La scena è ambientata ad Atene, durante il secondo giorno delle Tesmoforie, una festa riservata alle donne e dedicata alle dee Demetra e Persefone (madre e figlia).Nell’opera appare anche il tragediografo Euripide, molto conosciuto a quel tempo. Il quale Euripide, nella finzione teatrale, temendo che le donne, riunite in occasione della festa, stiano tramando una ritorsione contro di lui, colpevole di averle messe in cattiva luce nelle sue tragedie, pensa di correre ai ripari chiedendo all’effeminato poeta Agatone di prendere le sue difese presenziando, travestito da donna, all’assemblea delle Tesmoforie. Dopo il rifiuto di questi, chiede ( e riceve) la disponibilità  a difenderlo nel consesso muliebre, del parente Mnesiloco che, lisciato come una donna e  vestito con abiti femminili prestati da Agatone, prenderà parte alla vivace assemblea delle donne.

. Di fronte all’ipotesi, emersa nell’Assemblea delle bellicose ed infervorate donne, , di un’eliminazione fisica di Euripide, Mnesiloco perora la difesa del tragediografo sostenendo che i suoi strali erano indirizzati a colpire le sole eroine del mito senza voler affatto stigmatizzare il comportamento delle donne moderne che, come incautamente afferma l’improvvisato avvocato difensore, non è certo da considerarsi impeccabile.

Tale affermazione esemplificata con racconti di infedeltà e scaltrezza femminile, si rivela un boomerang e fa degenerare l’assemblea in una rissa fino alla smascheramento e alla cattura del povero Mnesiloco che solo dopo molti maldestri tentativi di fuga, riuscirà a farla franca e a salvarsi dalla furia femminile.

Ora, a ben guardare, Aristofane attribuisce ad Euripide la denuncia di malefatte che raramente il tragediografo aveva esposto nella sua opera. Si assiste perciò ad un’affannosa, incalzante elencazione di attributi ingiuriosi verso le donne , che ricalcano un “topos” spesso (anche ai nostri giorni) molto abusato (ovviamente nell’universo maschile): ovvero quello delle donne adultere, ninfomani e capaci di ingannare i mariti.
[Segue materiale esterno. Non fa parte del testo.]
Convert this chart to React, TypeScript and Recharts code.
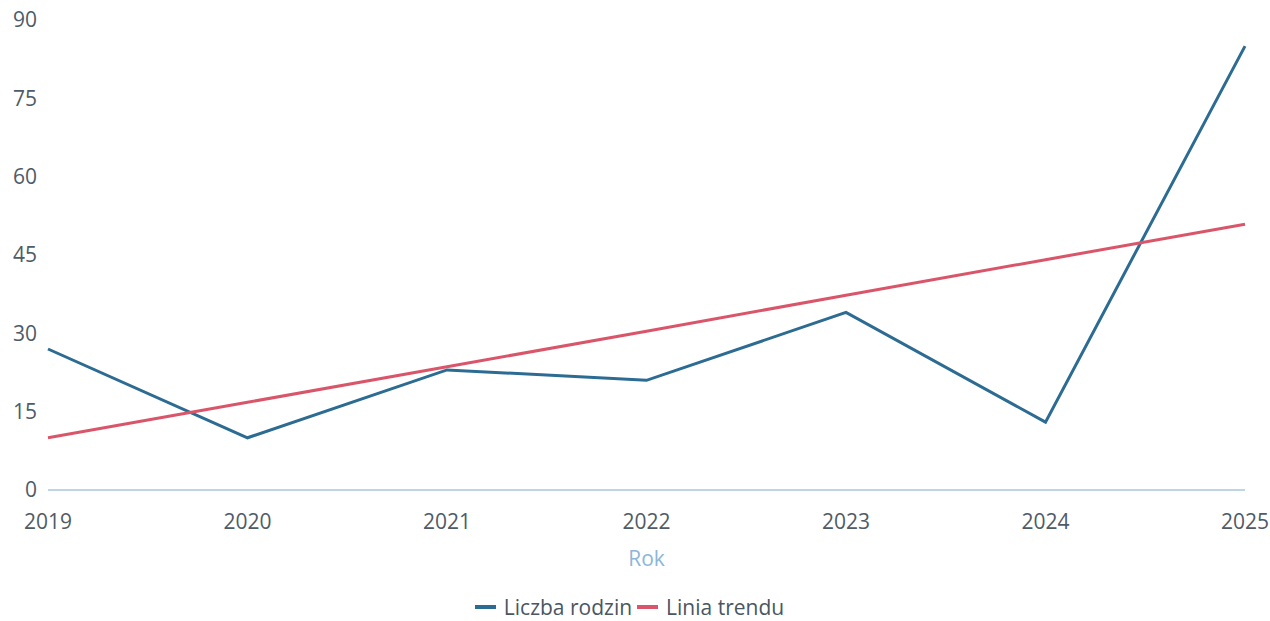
import React from 'react';
import { LineChart, Line, XAxis, YAxis, Legend } from 'recharts';

const years = ['2019', '2020', '2021', '2022', '2023', '2024', '2025'];
const familyCounts = [27, 10, 23, 21, 34, 13, 85];
const trendValues = [10, 16.8, 23.6, 30.4, 37.3, 44.1, 50.9];
const yTicks = [0, 15, 30, 45, 60, 75, 90];

const seriesNames = { count: 'Liczba rodzin', trend: 'Linia trendu' };
const colors = { count: '#2c6b92', trend: '#d9566a' };

const data = years.map((year, i) => ({
  year,
  count: familyCounts[i],
  trend: trendValues[i],
}));

const FONT = '"Open Sans", "Noto Sans", sans-serif';

const LegendContent = () => (
  <div
    style={{
      display: 'flex',
      justifyContent: 'center',
      alignItems: 'center',
      height: 28,
      paddingLeft: 19,
      boxSizing: 'border-box',
      fontFamily: FONT,
      fontSize: 21,
      color: '#4a5661',
      lineHeight: '28px',
    }}
  >
    {(['count', 'trend'] as const).map((k) => (
      <div key={k} style={{ display: 'flex', alignItems: 'center', marginRight: 5 }}>
        <span
          style={{
            display: 'inline-block',
            width: 21,
            height: 4,
            background: colors[k],
            marginRight: 8,
          }}
        />
        <span>{seriesNames[k]}</span>
      </div>
    ))}
  </div>
);

export default function App() {
  return (
    <div style={{ position: 'absolute', top: 0, left: 0, fontFamily: FONT }}>
      <LineChart
        width={1270}
        height={621}
        data={data}
        margin={{ top: 20, right: 25, left: 0, bottom: 0 }}
      >
        <XAxis
          dataKey="year"
          axisLine={{ stroke: '#bcd6e8', strokeWidth: 2 }}
          tickLine={false}
          tickSize={0}
          tickMargin={24}
          height={103}
          interval={0}
          tick={{ fill: '#4f5b66', fontSize: 21, fontFamily: FONT }}
          label={{
            value: 'Rok',
            position: 'insideBottom',
            offset: 27,
            fill: '#8cb6d9',
            fontSize: 21,
            fontFamily: FONT,
          }}
        />
        <YAxis
          domain={[0, 90]}
          ticks={yTicks}
          axisLine={false}
          tickLine={false}
          tickSize={0}
          tickMargin={11}
          width={48}
          tick={{ fill: '#4f5b66', fontSize: 21, fontFamily: FONT }}
        />
        <Legend verticalAlign="bottom" height={28} content={<LegendContent />} />
        <Line
          type="linear"
          dataKey="count"
          name={seriesNames.count}
          stroke={colors.count}
          strokeWidth={3}
          dot={false}
          activeDot={false}
          isAnimationActive={false}
        />
        <Line
          type="linear"
          dataKey="trend"
          name={seriesNames.trend}
          stroke={colors.trend}
          strokeWidth={3}
          dot={false}
          activeDot={false}
          isAnimationActive={false}
        />
      </LineChart>
    </div>
  );
}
Come si legge nell’introduzione ( a cura di Carlo Prato) della bellissima edizione delle “Donne alle Tesmoforie” della Fondazione Lorenzo Valla “in una manifestazione religiosa, patrocinata dalle donne e che esaltava i valori della castità, del matrimonio e della maternità, Aristofane si compiace, da consumato attore di teatro, di soffermarsi su fatti o aspetti della vita quotidiana dove questi valori sono maliziosamente presentati al rovescio e ridicolizzati”. Qualche breve passo dell’opera è molto didascalico al riguardo : “Tra le donne di oggi una Penelope non la trovi, sono Fedre tutte quante “ o ancora “ Che senso ha continuare ad accusarlo (Euripide n.d.r) e a sentirci offese, perché ha raccontato due o tre delle nostre malefatte? Lui sa bene che ne combiniamo a migliaia” afferma il parente, travestito da donna, perorando la causa di Euripide. E in un altro passo “ ..Queste cose, vedete, Euripide non le ha dette mai. E non va a dire che, in mancanza d’altro, ci facciamo sbattere dai servi e dagli stallieri; e neppure che, quando di notte ne abbiamo fatte di tutte con qualcuno, la mattina mastichiamo dell’aglio – così che il marito di ritorno dalla guardia sente l’odore, e non sospetta nulla di male”.

Sembra quindi che Aristofane si serva della figura di Euripide come “alter ego”, come rappresentante cioè,  nella finzione scenica,  della sua visione ambivalente  sulle donne del suo tempo. Forse una lettura forzata, la mia, ma non necessariamente o non del tutto fuorviante.